▸ **Exercise brief**: Write the data out again exactly, with no pictures.

•••

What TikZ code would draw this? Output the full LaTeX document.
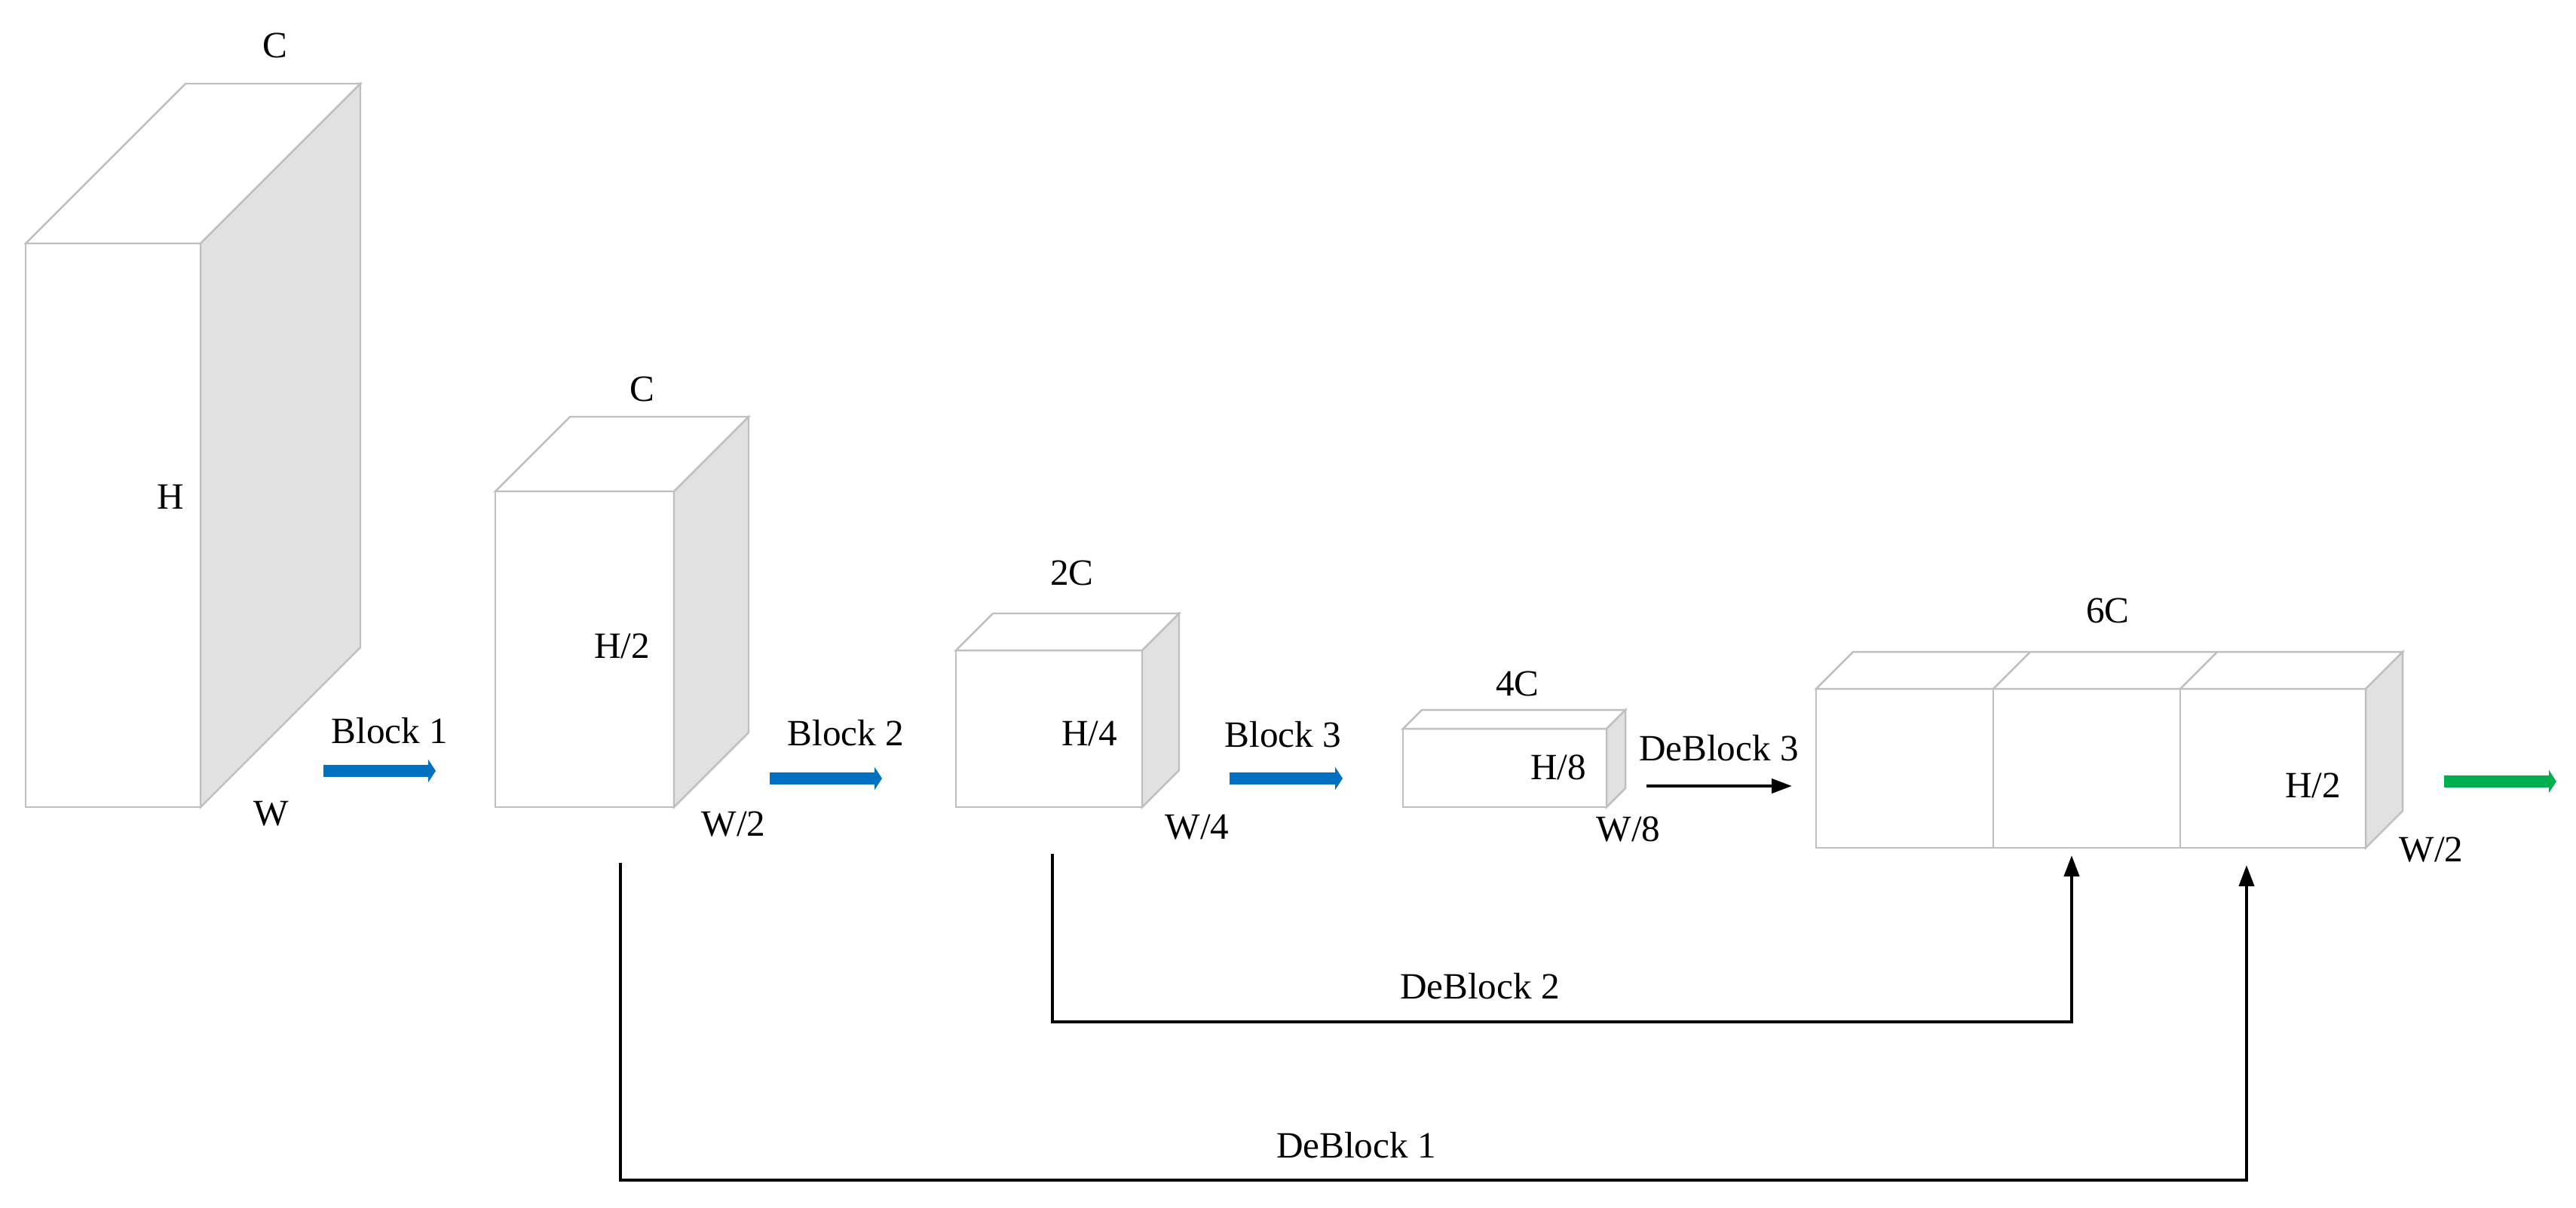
\documentclass[tikz,border=0pt]{standalone}
\usepackage{fontspec}
\setmainfont{Liberation Serif}
\usetikzlibrary{arrows.meta}
\definecolor{edgegrey}{HTML}{BFBFBF}
\definecolor{sidegrey}{HTML}{E1E1E1}
\definecolor{flowblue}{HTML}{0070C0}
\definecolor{flowgreen}{HTML}{00B050}
\newcommand{\mycuboid}[5]{%
  \filldraw[cubeline, fill=white] (#1,#2) rectangle (#3,#4);
  \filldraw[cubeline, fill=white] (#1,#2) -- ({#1+#5},{#2-#5}) -- ({#3+#5},{#2-#5}) -- (#3,#2) -- cycle;
  \filldraw[cubeline, fill=sidegrey] (#3,#2) -- ({#3+#5},{#2-#5}) -- ({#3+#5},{#4-#5}) -- (#3,#4) -- cycle;
}
\begin{document}
\begin{tikzpicture}[x=0.01cm, y=-0.01cm,
  cubeline/.style={draw=edgegrey, line width=0.7pt},
  lbl/.style={inner sep=0pt, font=\fontsize{14}{16}\selectfont},
  fatarrow/.style={line width=0.16cm, -{Triangle[length=0.1cm, width=0.3cm]}},
  skip/.style={black, line width=0.04cm, line join=miter, -{Triangle[length=0.28cm, width=0.2cm]}}]
\useasboundingbox (0,0) rectangle (3417,1602);

% cuboids
\mycuboid{34}{323}{266}{1071}{212}
\mycuboid{657}{652}{894}{1071}{99}
\mycuboid{1268}{863}{1515}{1071}{49}
\mycuboid{1861}{967}{2131}{1071}{25}
\mycuboid{2409}{914}{3138}{1125}{49}
\draw[cubeline] (2644,914) -- (2644,1125);
\draw[cubeline] (2892,914) -- (2892,1125);
\draw[cubeline] (2644,914) -- (2693,865);
\draw[cubeline] (2892,914) -- (2941,865);

% labels
\node[lbl] (c1) at (365,60) {C};
\node[lbl] (h1) at (226,659) {H};
\node[lbl] (w1) at (360,1080) {W};
\node[lbl] (c2) at (852,516) {C};
\node[lbl] (h2) at (825,857) {H/2};
\node[lbl] (w2) at (973,1094) {W/2};
\node[lbl] (c3) at (1422,760) {2C};
\node[lbl] (h3) at (1445,973) {H/4};
\node[lbl] (w3) at (1588,1098) {W/4};
\node[lbl] (c4) at (2013,907) {4C};
\node[lbl] (h4) at (2067,1018) {H/8};
\node[lbl] (w4) at (2160,1100) {W/8};
\node[lbl] (c5) at (2796,810) {6C};
\node[lbl] (h5) at (3068,1042) {H/2};
\node[lbl] (w5) at (3225,1128) {W/2};

\node[lbl] (b1) at (517,970) {Block 1};
\node[lbl] (b2) at (1122,973) {Block 2};
\node[lbl] (b3) at (1702,975) {Block 3};
\node[lbl] (db3) at (2280,993) {DeBlock 3};
\node[lbl] (db2) at (1963,1309) {DeBlock 2};
\node[lbl] (db1) at (1799,1520) {DeBlock 1};

% flow arrows
\coordinate (a1s) at (429,1023); \coordinate (a1e) at (578,1023);
\coordinate (a2s) at (1021,1033); \coordinate (a2e) at (1170,1033);
\coordinate (a3s) at (1631,1033); \coordinate (a3e) at (1781,1033);
\coordinate (a4s) at (3242,1037); \coordinate (a4e) at (3391,1037);
\draw[fatarrow, flowblue] (a1s) -- (a1e);
\draw[fatarrow, flowblue] (a2s) -- (a2e);
\draw[fatarrow, flowblue] (a3s) -- (a3e);
\draw[fatarrow, flowgreen] (a4s) -- (a4e);

\coordinate (d3s) at (2184,1043); \coordinate (d3e) at (2377,1043);
\draw[black, line width=0.04cm, -{Triangle[length=0.27cm, width=0.19cm]}] (d3s) -- (d3e);

% skip connections
\coordinate (s2) at (1396,1133);
\coordinate (t2) at (2748,1135);
\coordinate (s1) at (823,1145);
\coordinate (t1) at (2980,1148);
\draw[skip] (s2) -- (1396,1356) -- (2748,1356) -- (t2);
\draw[skip] (s1) -- (823,1566) -- (2980,1566) -- (t1);
\end{tikzpicture}
\end{document}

•••

▸ **The result**:
What TikZ code would draw this? Output the full LaTeX document.
\documentclass[tikz,border=0pt]{standalone}
\usepackage{fontspec}
\setmainfont{Liberation Serif}
\usetikzlibrary{arrows.meta}
\definecolor{edgegrey}{HTML}{BFBFBF}
\definecolor{sidegrey}{HTML}{E1E1E1}
\definecolor{flowblue}{HTML}{0070C0}
\definecolor{flowgreen}{HTML}{00B050}
\newcommand{\mycuboid}[5]{%
  \filldraw[cubeline, fill=white] (#1,#2) rectangle (#3,#4);
  \filldraw[cubeline, fill=white] (#1,#2) -- ({#1+#5},{#2-#5}) -- ({#3+#5},{#2-#5}) -- (#3,#2) -- cycle;
  \filldraw[cubeline, fill=sidegrey] (#3,#2) -- ({#3+#5},{#2-#5}) -- ({#3+#5},{#4-#5}) -- (#3,#4) -- cycle;
}
\begin{document}
\begin{tikzpicture}[x=0.01cm, y=-0.01cm,
  cubeline/.style={draw=edgegrey, line width=0.7pt},
  lbl/.style={inner sep=0pt, font=\fontsize{14}{16}\selectfont},
  fatarrow/.style={line width=0.16cm, -{Triangle[length=0.1cm, width=0.3cm]}},
  skip/.style={black, line width=0.04cm, line join=miter, -{Triangle[length=0.28cm, width=0.2cm]}}]
\useasboundingbox (0,0) rectangle (3417,1602);

% cuboids
\mycuboid{34}{323}{266}{1071}{212}
\mycuboid{657}{652}{894}{1071}{99}
\mycuboid{1268}{863}{1515}{1071}{49}
\mycuboid{1861}{967}{2131}{1071}{25}
\mycuboid{2409}{914}{3138}{1125}{49}
\draw[cubeline] (2644,914) -- (2644,1125);
\draw[cubeline] (2892,914) -- (2892,1125);
\draw[cubeline] (2644,914) -- (2693,865);
\draw[cubeline] (2892,914) -- (2941,865);

% labels
\node[lbl] (c1) at (365,60) {C};
\node[lbl] (h1) at (226,659) {H};
\node[lbl] (w1) at (360,1080) {W};
\node[lbl] (c2) at (852,516) {C};
\node[lbl] (h2) at (825,857) {H/2};
\node[lbl] (w2) at (973,1094) {W/2};
\node[lbl] (c3) at (1422,760) {2C};
\node[lbl] (h3) at (1445,973) {H/4};
\node[lbl] (w3) at (1588,1098) {W/4};
\node[lbl] (c4) at (2013,907) {4C};
\node[lbl] (h4) at (2067,1018) {H/8};
\node[lbl] (w4) at (2160,1100) {W/8};
\node[lbl] (c5) at (2796,810) {6C};
\node[lbl] (h5) at (3068,1042) {H/2};
\node[lbl] (w5) at (3225,1128) {W/2};

\node[lbl] (b1) at (517,970) {Block 1};
\node[lbl] (b2) at (1122,973) {Block 2};
\node[lbl] (b3) at (1702,975) {Block 3};
\node[lbl] (db3) at (2280,993) {DeBlock 3};
\node[lbl] (db2) at (1963,1309) {DeBlock 2};
\node[lbl] (db1) at (1799,1520) {DeBlock 1};

% flow arrows
\coordinate (a1s) at (429,1023); \coordinate (a1e) at (578,1023);
\coordinate (a2s) at (1021,1033); \coordinate (a2e) at (1170,1033);
\coordinate (a3s) at (1631,1033); \coordinate (a3e) at (1781,1033);
\coordinate (a4s) at (3242,1037); \coordinate (a4e) at (3391,1037);
\draw[fatarrow, flowblue] (a1s) -- (a1e);
\draw[fatarrow, flowblue] (a2s) -- (a2e);
\draw[fatarrow, flowblue] (a3s) -- (a3e);
\draw[fatarrow, flowgreen] (a4s) -- (a4e);

\coordinate (d3s) at (2184,1043); \coordinate (d3e) at (2377,1043);
\draw[black, line width=0.04cm, -{Triangle[length=0.27cm, width=0.19cm]}] (d3s) -- (d3e);

% skip connections
\coordinate (s2) at (1396,1133);
\coordinate (t2) at (2748,1135);
\coordinate (s1) at (823,1145);
\coordinate (t1) at (2980,1148);
\draw[skip] (s2) -- (1396,1356) -- (2748,1356) -- (t2);
\draw[skip] (s1) -- (823,1566) -- (2980,1566) -- (t1);
\end{tikzpicture}
\end{document}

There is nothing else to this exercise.